• WHAT IS BEING ASKED: Wherever the string "this" appears in a line, extract that line.

• SOURCE RECORDS:
----------

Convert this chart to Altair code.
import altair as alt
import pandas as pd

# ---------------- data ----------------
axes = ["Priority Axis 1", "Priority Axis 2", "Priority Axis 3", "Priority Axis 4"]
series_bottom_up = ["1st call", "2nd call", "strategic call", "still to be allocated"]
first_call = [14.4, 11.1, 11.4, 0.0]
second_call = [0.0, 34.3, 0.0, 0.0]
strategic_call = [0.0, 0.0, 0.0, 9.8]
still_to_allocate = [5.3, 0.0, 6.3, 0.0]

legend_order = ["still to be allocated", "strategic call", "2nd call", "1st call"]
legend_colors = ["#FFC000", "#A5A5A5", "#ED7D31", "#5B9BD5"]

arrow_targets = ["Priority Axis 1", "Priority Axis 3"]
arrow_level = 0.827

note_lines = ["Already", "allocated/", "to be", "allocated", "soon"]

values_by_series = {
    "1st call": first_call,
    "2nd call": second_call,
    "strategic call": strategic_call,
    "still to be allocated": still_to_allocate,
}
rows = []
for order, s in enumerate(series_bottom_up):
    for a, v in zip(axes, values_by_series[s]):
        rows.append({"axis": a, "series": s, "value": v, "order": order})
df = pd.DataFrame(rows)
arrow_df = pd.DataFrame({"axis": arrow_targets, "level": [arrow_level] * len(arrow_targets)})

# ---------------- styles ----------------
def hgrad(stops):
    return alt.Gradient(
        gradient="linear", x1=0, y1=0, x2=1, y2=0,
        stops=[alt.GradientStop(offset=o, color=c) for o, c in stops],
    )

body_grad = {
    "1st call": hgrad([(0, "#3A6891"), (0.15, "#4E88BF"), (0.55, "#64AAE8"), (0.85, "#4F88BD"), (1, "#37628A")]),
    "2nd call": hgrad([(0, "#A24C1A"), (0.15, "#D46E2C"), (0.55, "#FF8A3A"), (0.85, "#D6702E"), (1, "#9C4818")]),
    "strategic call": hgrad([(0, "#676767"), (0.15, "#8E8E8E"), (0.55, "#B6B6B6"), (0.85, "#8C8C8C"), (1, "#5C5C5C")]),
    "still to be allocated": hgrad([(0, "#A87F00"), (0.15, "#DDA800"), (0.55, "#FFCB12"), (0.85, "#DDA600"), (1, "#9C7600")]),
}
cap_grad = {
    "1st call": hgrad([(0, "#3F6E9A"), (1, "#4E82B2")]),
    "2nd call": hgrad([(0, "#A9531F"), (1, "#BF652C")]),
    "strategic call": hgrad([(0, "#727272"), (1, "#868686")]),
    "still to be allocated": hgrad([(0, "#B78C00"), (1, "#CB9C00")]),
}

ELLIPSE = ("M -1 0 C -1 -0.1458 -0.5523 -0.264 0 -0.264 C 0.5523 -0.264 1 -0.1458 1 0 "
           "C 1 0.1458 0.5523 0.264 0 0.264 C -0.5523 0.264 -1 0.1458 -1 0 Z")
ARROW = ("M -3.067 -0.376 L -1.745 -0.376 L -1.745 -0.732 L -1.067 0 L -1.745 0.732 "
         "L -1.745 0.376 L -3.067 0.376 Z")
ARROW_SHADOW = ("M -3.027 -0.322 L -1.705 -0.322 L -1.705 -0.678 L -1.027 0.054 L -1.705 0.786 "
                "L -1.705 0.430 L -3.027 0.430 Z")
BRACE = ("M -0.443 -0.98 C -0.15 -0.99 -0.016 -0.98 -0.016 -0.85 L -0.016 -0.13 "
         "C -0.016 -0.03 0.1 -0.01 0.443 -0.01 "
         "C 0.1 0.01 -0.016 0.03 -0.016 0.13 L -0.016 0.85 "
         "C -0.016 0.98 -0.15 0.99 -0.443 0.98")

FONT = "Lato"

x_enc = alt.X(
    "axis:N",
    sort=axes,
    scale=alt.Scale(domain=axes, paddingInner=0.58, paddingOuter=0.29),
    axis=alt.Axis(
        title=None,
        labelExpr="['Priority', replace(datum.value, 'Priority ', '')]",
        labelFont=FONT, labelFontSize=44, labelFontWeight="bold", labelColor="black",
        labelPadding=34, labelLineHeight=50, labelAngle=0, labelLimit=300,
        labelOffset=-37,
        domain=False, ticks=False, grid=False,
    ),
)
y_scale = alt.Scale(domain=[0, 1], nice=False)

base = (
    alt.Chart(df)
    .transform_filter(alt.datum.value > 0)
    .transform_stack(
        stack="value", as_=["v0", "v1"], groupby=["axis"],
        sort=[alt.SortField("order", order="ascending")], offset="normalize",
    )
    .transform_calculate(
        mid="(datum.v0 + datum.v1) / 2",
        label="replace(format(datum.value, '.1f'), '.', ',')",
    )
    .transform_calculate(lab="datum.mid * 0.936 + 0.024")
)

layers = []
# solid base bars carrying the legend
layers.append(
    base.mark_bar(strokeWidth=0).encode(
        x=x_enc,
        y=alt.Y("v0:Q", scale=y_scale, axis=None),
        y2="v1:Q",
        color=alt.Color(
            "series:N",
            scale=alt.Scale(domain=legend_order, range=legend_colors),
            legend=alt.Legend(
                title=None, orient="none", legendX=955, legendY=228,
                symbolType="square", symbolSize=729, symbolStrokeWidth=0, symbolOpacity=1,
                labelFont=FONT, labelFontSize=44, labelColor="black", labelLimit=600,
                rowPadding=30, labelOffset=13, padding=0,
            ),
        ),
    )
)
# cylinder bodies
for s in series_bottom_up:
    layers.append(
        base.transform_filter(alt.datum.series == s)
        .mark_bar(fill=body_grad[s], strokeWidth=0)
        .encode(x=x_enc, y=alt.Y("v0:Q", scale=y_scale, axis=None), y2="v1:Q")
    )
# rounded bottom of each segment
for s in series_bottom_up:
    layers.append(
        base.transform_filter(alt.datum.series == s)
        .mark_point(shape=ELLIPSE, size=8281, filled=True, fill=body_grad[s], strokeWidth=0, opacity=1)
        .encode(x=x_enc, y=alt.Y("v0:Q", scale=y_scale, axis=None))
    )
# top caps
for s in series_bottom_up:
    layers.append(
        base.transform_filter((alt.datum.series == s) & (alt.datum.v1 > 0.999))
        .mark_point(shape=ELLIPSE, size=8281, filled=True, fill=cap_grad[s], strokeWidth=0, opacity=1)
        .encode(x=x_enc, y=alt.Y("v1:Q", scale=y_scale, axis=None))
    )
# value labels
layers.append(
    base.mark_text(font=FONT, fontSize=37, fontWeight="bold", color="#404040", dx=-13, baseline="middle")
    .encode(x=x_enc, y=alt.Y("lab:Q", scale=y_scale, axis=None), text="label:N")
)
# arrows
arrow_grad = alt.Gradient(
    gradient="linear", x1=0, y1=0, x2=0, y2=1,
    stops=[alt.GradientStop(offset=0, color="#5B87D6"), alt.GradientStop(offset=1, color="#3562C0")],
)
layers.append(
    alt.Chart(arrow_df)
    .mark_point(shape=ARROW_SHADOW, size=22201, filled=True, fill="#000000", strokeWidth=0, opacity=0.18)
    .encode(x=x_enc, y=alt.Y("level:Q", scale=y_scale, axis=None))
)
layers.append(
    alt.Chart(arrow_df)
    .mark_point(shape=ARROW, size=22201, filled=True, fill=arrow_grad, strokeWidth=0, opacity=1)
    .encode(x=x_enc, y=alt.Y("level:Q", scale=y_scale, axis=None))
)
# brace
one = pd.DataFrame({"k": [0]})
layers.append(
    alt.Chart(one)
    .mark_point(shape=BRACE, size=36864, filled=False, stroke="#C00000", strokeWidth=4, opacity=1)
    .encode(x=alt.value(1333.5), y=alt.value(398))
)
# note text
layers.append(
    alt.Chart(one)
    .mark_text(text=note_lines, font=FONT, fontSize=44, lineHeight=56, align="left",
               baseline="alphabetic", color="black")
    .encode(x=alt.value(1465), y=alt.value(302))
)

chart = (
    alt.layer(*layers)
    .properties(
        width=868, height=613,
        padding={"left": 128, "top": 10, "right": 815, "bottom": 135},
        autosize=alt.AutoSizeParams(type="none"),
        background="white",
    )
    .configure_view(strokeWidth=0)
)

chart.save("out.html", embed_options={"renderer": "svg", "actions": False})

----------

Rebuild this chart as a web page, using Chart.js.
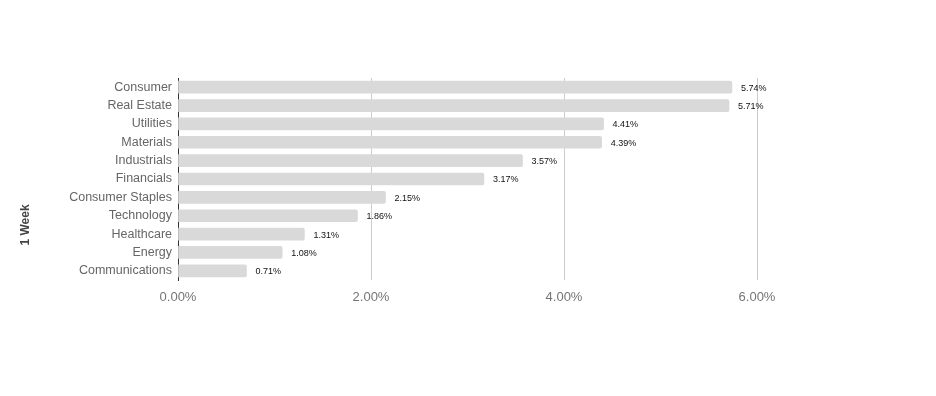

----------

• EXERCISE SOLUTION:
Convert this chart to Altair code.
Rebuild this chart as a web page, using Chart.js.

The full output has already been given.